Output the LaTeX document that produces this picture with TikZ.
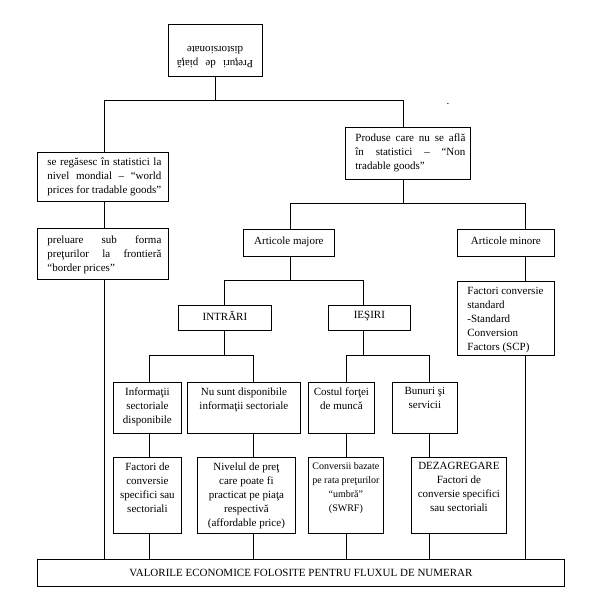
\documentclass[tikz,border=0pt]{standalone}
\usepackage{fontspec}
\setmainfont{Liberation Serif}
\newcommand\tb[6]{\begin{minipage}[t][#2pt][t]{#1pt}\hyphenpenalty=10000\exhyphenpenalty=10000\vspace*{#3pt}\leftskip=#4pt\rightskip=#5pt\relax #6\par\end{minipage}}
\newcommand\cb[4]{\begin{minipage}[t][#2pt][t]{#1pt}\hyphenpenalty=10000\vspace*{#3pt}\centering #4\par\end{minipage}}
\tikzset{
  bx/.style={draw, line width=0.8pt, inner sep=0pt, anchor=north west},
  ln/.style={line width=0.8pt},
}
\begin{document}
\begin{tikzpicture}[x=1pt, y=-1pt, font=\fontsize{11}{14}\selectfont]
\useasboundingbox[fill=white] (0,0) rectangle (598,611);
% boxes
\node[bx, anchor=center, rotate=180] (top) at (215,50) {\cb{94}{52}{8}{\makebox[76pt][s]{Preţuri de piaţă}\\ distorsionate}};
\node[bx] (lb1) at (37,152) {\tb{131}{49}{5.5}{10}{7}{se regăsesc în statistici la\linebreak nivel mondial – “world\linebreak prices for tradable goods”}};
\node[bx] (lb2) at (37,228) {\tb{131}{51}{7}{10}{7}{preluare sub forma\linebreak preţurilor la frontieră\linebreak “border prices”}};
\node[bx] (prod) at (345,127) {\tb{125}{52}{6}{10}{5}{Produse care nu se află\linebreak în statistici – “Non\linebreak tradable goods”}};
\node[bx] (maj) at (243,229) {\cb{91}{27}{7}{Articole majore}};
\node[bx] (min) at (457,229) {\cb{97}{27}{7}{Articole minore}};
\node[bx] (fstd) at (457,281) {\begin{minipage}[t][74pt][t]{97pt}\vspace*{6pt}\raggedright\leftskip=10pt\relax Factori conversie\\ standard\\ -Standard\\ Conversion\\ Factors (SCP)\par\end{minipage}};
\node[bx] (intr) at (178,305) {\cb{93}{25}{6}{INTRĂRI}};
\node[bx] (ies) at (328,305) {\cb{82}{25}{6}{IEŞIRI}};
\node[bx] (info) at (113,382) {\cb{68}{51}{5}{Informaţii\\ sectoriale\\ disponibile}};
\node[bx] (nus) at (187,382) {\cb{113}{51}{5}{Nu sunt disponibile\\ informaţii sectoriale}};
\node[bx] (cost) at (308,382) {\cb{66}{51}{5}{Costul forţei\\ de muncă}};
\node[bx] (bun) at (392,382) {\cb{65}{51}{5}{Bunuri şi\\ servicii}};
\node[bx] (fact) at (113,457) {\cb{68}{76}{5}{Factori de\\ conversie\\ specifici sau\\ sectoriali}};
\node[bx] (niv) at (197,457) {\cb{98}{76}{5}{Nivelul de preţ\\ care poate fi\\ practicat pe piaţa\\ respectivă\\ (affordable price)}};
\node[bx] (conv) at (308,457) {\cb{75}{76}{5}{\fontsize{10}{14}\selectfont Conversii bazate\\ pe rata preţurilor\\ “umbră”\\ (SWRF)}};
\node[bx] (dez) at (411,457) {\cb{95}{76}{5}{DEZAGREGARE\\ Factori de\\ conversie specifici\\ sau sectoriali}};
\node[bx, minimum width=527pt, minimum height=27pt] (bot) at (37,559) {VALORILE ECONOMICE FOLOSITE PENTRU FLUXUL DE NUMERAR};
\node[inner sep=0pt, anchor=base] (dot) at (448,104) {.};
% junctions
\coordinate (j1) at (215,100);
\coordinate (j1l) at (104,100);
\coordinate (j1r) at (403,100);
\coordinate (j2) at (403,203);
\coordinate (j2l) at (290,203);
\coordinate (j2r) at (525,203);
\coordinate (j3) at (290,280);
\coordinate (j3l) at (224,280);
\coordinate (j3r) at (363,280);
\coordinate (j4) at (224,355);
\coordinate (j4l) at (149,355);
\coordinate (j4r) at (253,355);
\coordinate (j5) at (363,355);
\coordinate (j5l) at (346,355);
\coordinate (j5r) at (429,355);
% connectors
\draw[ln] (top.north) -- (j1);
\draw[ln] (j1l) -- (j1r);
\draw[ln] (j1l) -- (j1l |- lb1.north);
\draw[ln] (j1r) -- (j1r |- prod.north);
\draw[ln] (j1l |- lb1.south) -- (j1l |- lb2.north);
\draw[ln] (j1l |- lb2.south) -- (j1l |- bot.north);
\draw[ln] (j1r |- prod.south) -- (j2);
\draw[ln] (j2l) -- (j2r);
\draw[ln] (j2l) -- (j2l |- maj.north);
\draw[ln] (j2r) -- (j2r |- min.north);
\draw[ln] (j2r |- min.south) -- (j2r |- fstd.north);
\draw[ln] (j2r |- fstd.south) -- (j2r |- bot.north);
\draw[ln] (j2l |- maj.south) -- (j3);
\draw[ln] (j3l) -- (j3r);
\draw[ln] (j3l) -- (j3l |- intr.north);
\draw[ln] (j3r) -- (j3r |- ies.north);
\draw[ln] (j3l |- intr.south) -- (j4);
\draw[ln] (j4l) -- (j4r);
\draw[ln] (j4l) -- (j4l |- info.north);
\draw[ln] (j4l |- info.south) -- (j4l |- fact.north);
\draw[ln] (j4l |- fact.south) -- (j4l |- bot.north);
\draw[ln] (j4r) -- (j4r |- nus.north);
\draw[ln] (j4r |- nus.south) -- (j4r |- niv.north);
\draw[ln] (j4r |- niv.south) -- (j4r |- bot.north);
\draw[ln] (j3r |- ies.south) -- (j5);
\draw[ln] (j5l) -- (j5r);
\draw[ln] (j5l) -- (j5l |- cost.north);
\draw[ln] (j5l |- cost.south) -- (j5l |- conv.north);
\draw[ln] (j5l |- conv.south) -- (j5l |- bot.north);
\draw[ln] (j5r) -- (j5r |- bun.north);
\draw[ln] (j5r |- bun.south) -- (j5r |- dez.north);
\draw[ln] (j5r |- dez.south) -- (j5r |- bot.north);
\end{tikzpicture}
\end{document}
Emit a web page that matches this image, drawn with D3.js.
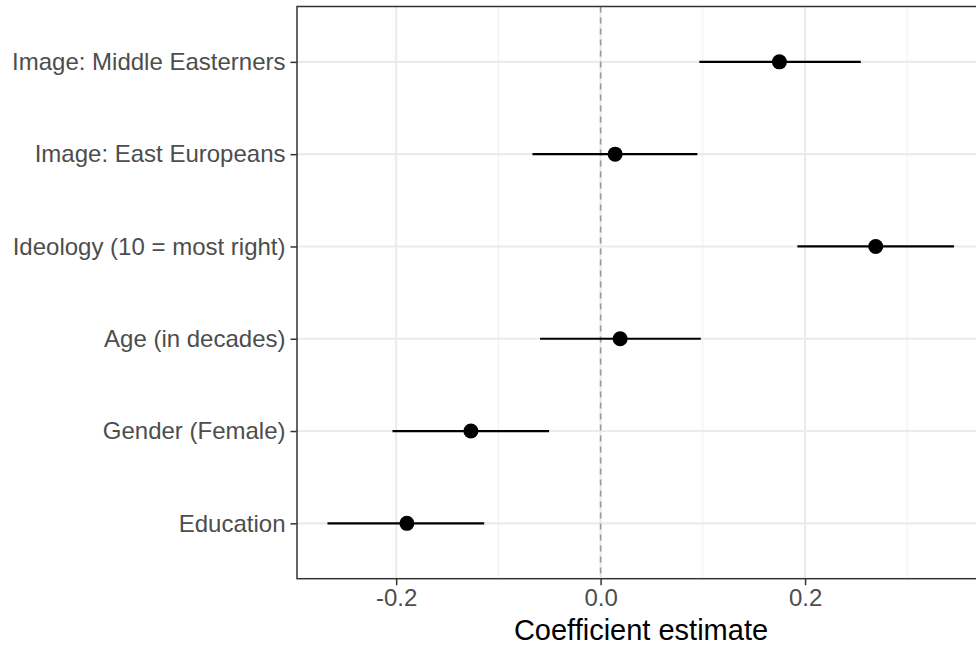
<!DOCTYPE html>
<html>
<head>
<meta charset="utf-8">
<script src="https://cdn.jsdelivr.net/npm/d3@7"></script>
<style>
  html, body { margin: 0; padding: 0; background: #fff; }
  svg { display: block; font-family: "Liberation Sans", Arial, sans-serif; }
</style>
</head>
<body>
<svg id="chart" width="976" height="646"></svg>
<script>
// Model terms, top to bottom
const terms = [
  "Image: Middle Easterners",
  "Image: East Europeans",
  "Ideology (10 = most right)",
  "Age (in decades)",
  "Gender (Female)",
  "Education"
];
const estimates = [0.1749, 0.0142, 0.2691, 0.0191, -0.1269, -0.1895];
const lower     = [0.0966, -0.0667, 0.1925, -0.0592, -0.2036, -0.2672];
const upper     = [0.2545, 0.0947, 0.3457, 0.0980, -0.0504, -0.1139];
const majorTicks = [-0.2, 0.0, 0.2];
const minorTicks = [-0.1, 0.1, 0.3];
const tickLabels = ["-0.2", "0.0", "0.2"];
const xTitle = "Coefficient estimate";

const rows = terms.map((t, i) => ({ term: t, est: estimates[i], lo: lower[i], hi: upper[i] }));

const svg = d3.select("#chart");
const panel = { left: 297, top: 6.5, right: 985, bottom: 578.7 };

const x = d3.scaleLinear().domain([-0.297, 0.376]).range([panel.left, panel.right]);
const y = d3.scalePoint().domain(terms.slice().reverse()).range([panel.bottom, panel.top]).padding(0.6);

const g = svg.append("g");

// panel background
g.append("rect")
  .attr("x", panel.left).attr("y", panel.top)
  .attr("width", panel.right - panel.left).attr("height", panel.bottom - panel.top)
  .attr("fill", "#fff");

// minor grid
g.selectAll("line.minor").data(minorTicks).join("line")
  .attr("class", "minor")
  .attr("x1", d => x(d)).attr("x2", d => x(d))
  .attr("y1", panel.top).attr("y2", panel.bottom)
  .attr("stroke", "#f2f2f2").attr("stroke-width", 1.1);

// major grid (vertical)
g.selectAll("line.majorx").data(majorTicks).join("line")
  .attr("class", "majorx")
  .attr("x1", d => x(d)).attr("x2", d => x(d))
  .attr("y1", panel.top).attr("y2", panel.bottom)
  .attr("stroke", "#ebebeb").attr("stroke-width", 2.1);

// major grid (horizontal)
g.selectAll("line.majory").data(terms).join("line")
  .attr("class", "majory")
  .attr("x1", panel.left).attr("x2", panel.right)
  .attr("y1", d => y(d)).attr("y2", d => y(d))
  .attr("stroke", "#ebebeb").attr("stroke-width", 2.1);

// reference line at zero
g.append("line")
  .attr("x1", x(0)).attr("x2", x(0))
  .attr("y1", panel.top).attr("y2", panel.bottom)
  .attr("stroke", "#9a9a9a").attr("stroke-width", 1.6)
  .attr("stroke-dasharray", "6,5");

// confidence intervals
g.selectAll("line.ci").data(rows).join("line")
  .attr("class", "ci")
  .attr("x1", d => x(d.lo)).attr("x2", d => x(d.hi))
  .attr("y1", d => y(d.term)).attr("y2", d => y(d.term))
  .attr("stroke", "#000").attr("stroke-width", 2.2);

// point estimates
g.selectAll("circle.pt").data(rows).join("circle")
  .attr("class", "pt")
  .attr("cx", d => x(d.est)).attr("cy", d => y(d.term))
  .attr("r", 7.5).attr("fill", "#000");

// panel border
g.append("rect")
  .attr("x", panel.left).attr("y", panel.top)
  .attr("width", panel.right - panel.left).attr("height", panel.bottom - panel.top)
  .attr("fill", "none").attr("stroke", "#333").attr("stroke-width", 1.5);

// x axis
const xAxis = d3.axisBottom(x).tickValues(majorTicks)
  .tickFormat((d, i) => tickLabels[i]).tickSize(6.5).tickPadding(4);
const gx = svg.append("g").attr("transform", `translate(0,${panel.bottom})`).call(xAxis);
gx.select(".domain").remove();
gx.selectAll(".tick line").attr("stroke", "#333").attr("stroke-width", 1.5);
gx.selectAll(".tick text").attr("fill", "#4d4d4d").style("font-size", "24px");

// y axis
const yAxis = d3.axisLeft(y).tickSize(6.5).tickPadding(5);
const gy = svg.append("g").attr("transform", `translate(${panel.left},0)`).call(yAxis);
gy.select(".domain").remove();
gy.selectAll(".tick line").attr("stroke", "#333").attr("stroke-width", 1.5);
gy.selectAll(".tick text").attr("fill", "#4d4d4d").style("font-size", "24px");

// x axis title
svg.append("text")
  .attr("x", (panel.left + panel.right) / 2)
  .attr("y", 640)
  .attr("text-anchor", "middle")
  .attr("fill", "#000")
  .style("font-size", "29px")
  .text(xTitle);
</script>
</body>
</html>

What is required - Scan the listing above for the word "that" and show each line where it is found.

Result -
Output the LaTeX document that produces this picture with TikZ.
Emit a web page that matches this image, drawn with D3.js.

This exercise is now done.